Tuesday, March 16, 2010

CEMETERY WITHOUT CROSSES (1968)

I got my hands on CEMETERY WITHOUT CROSSES recently just because it was a Spaghetti Western I had yet to see. I had heard the title before and knew that it had been released under the alternate title THE ROPE AND THE COLT but beyond that it was a blank slate. I was not expecting a minor masterpiece but that is what I found.

As the film begins the three Caine brothers are riding for home after a raid on their rivals the Rogers family. They have failed to regain their stolen herd but have gotten by force the money paid for the animals. One brother is separated in the pursuit, caught as he pulls up at home and hung by the Rogers’ right in front of his wife Maria. The other two Caine brothers return later and divide the money but Maria persuades them to stick around to help her before they run off to Mexico. Contacting the mysterious gunfighter Manuel in a nearby deserted desert town she gives him her part of the cash to help in her plan to make the Rogers family pay for her pain.
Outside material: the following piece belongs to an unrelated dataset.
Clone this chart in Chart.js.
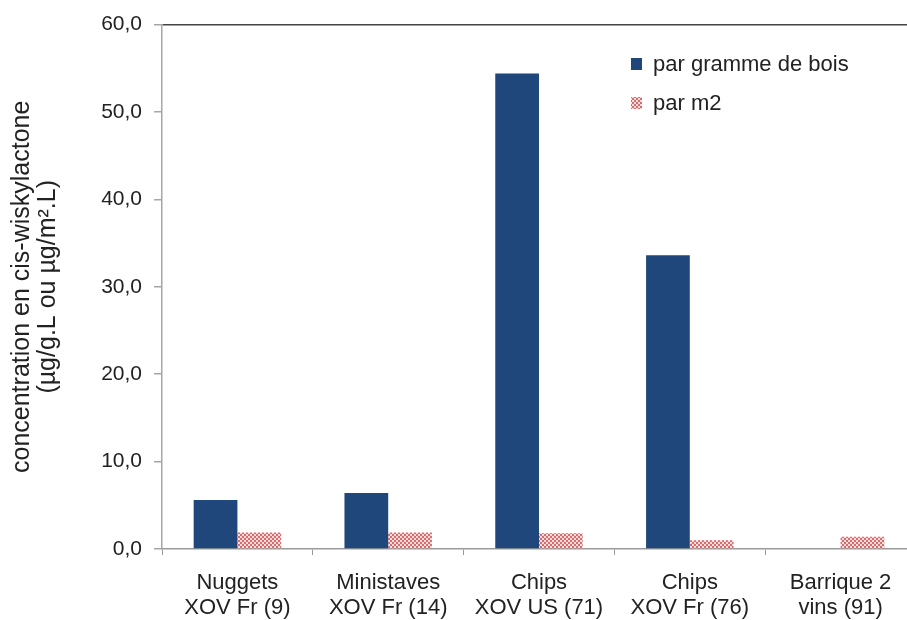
<!DOCTYPE html>
<html>
<head>
<meta charset="utf-8">
<script src="https://cdn.jsdelivr.net/npm/chart.js@4"></script>
<style>
    html, body { margin: 0; padding: 0; background: #fff; overflow: hidden; }
    #wrap { position: absolute; left: 0; top: 0; width: 920px; height: 620px; }
</style>
</head>
<body>
<div id="wrap"><canvas id="chart"></canvas></div>
<script>
// categories and series
const categories = [
    ['Nuggets', 'XOV Fr (9)'],
    ['Ministaves', 'XOV Fr (14)'],
    ['Chips', 'XOV US (71)'],
    ['Chips', 'XOV Fr (76)'],
    ['Barrique 2', 'vins (91)']
];
const seriesNames = ['par gramme de bois', 'par m2'];
const parGramme = [5.6, 6.4, 54.4, 33.6, null];
const parM2 = [1.9, 1.9, 1.8, 1.0, 1.4];
const yTicks = [0, 10, 20, 30, 40, 50, 60];
const yTitle = ['concentration en cis-wiskylactone', '(µg/g.L ou µg/m².L)'];

const FONT = "'Liberation Sans', Arial, sans-serif";

// small red checkerboard fill, like the Excel pattern
function makePattern() {
    const c = document.createElement('canvas');
    c.width = 4; c.height = 4;
    const g = c.getContext('2d');
    g.fillStyle = '#dc6a6a';
    g.fillRect(0, 0, 4, 4);
    g.fillStyle = '#f8dede';
    g.fillRect(0, 0, 2, 2);
    g.fillRect(2, 2, 2, 2);
    return g.createPattern(c, 'repeat');
}
const pinkPattern = makePattern();

// legend drawn inside the plot, top right
const insideLegend = {
    id: 'insideLegend',
    afterDraw(chart) {
        const ctx = chart.ctx;
        const rows = [64, 103];
        ctx.save();
        ctx.font = '22px ' + FONT;
        ctx.textBaseline = 'middle';
        chart.data.datasets.forEach((ds, i) => {
            ctx.fillStyle = ds.backgroundColor;
            ctx.fillRect(631, rows[i] - 6, 11, 12);
            ctx.fillStyle = '#222';
            ctx.fillText(ds.label, 653, rows[i] + 1);
        });
        ctx.restore();
    }
};

const ctx = document.getElementById('chart').getContext('2d');
new Chart(ctx, {
    type: 'bar',
    data: {
        labels: categories,
        datasets: [
            {
                label: seriesNames[0],
                data: parGramme,
                backgroundColor: '#1f477b',
                borderWidth: 0
            },
            {
                label: seriesNames[1],
                data: parM2,
                backgroundColor: pinkPattern,
                borderWidth: 0
            }
        ]
    },
    options: {
        responsive: true,
        maintainAspectRatio: false,
        animation: false,
        layout: { padding: { top: 24, right: 4, left: 0, bottom: 0 } },
        datasets: {
            bar: { categoryPercentage: 0.58, barPercentage: 1.0 }
        },
        plugins: {
            legend: { display: false },
            tooltip: { enabled: false }
        },
        scales: {
            x: {
                grid: {
                    offset: true,
                    drawOnChartArea: false,
                    tickLength: 6,
                    tickColor: '#9a9a9a'
                },
                border: { color: '#9a9a9a', width: 1.5 },
                ticks: {
                    color: '#222',
                    padding: 15,
                    maxRotation: 0,
                    autoSkip: false,
                    font: { family: FONT, size: 22, lineHeight: 1.14 }
                },
                afterFit(scale) { scale.height = 71; }
            },
            y: {
                min: 0,
                max: 60,
                afterBuildTicks(scale) {
                    scale.ticks = yTicks.map(v => ({ value: v }));
                },
                grid: {
                    color: c => (c.tick && c.tick.value === 60 ? '#444' : 'rgba(0,0,0,0)'),
                    lineWidth: 1.5,
                    tickLength: 8,
                    tickColor: '#a6a6a6'
                },
                border: { color: '#a6a6a6', width: 1.5 },
                ticks: {
                    color: '#222',
                    padding: 12,
                    font: { family: FONT, size: 21 },
                    callback: v => v.toFixed(1).replace('.', ',')
                },
                title: {
                    display: true,
                    text: yTitle,
                    color: '#222',
                    padding: { top: 9, bottom: 0 },
                    font: { family: FONT, size: 25, lineHeight: 1.04 }
                },
                afterFit(scale) { scale.width = 162; }
            }
        }
    },
    plugins: [insideLegend]
});
</script>
</body>
</html>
From there it’s a typical but smartly played vengeance tale with more style than any half dozen westerns being produced in Hollywood at the time. The entire movie is steeped in a dark inevitability – a melancholy that everyone seems to feel regardless of their role in the drama. This is a story in which rage burns with a cold, white fury words cannot express and greed is life’s sad constant. Everyone feels justified in their actions and emptiness is the final emotion available after everything else is used up and gone. That much of the movie's action including its final scenes takes place in a dusty ghost town is no casual choice.

Directed wonderfully by the star of the show (Robert Hossein) the movie feels like a classic piece of mythic, tragic art. There is very little dialog with instead careful, expressive glances from one character to another communicating whole paragraphs of meaning. Long shots are the norm isolating individual characters in the frame and showing their small and often cruel natures in just a single image. The film feels like a classic tale that has been told before (as it has) but with a dread momentum that keeps you fascinated for its 86 minutes. Hossein also had a hand in the script as apparently did Dario Argento. I have to think that if Argento had ever made a western it would have felt like this one if not really looked the same. It certainly has the kind of dark ending that would have felt right at home in a horror film.

This was a real surprise. I highly recommend this film to anyone curious. There is much more here than just the standard revenge tale and it’s nice to be so pleasantly impressed by a film I expected so little from.